Singin’ in the Rain — a musical set in Hollywood during the uncertain transition from silent films to “talking pictures” — also stars Jeremy Benton as leading man Don Lockwood, Lyn Cramer as studio head RF Simpson, Lexi Windsor as vocally challenged leading lady Lina Limont and Tatum Grace Ludlam as Kathy Seldon, a ringer musical director Brown brings in to serve as Limont’s singing voice.

Yoder said serving as the dance captain under choreographer Kelli Barclay in a production of the musical helped him through a difficult transition period in his own life following the death of his mother, who he called his “biggest cheerleader.”

“It kind of took me out of my funk, and it kind of took me out of my sad place,” Yoder said. “And so this show, no matter what or how I perform in it, or what I do, it will always have a special place in my heart.”

For laughs

click to enlarge Legendary Rain
Lyric Theatre / provided
Jeremy Benton plays Don Lockwood in Lyric Theatre’s production of Singin’ in the Rain.
Yoder, who studied theater at Oklahoma City University, said Lyric Theatre also holds a special place in his heart as the first professional theater he ever worked in, and he hopes he does a better job in the role of Brown than he did for Marriott Theatre.

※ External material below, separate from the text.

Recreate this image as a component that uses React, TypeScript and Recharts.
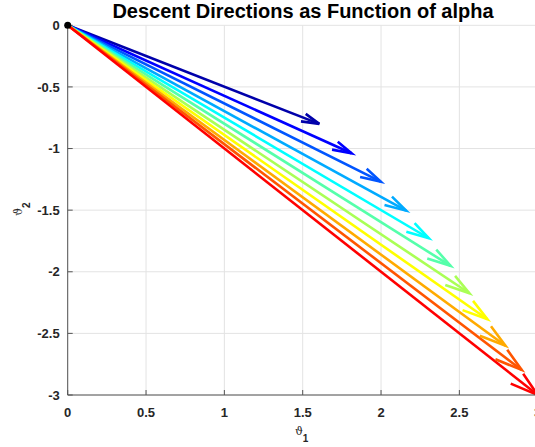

“The last time that I did it, which was also my first time I did it, I came to the first day of rehearsal; I had everything memorized; I packed my lunch early; I did everything that you could possibly think of,” Yoder said. “And I was like, ‘This is exactly how I’m going to say it, and this is exactly how I’m going to do it.’ And then you realize that once you start doing that so much, it kind of takes the life out of the character. … Going back and looking at some of the videos, I was very proud of the work that I did, but I was a little stiff. And so I’m excited this time around that I have it under my belt to kind of enjoy it a little bit more and know that I don’t need to pressure myself.”

In his review of the 1952 film, Roger Ebert called “Make ’em Laugh,” featuring O’Connor as Brown, “one of the most amazing dance sequences ever filmed.”

“He wrestles with a dummy, runs up walls and does backflips, tosses his body around like a rag doll, turns cartwheels on the floor, runs into a brick wall and a lumber plank and crashes through a backdrop,” Ebert wrote.

Yoder was originally afraid he would not be able to give audiences that same kind of joy.

“I started getting nervous,” Yoder said, “because I was like, ‘Wait. What if they don’t think I’m funny enough? What am I going to do? What if I say a joke and nobody laughs?’ and things like that. Then that just makes it worse. And then you’re tentative when you’re going out there and you’re in your head a lot. I’ve learned that you just kind of got to let it go because not everybody’s going to think you’re funny all the time. … All you can do is try your best and see what works. Sometimes there are things that definitely do not work, and a good comedian is somebody that can edit.”

Working in the ensemble for the recent Broadway revival of Hello, Dolly! and having the opportunity to watch Bette Midler in the title role taught Yoder an important lesson about making ’em laugh.

“One thing that I’ve noticed is that everything is steeped within truth,” Yoder said. “Even if it’s big, it’s still truth.”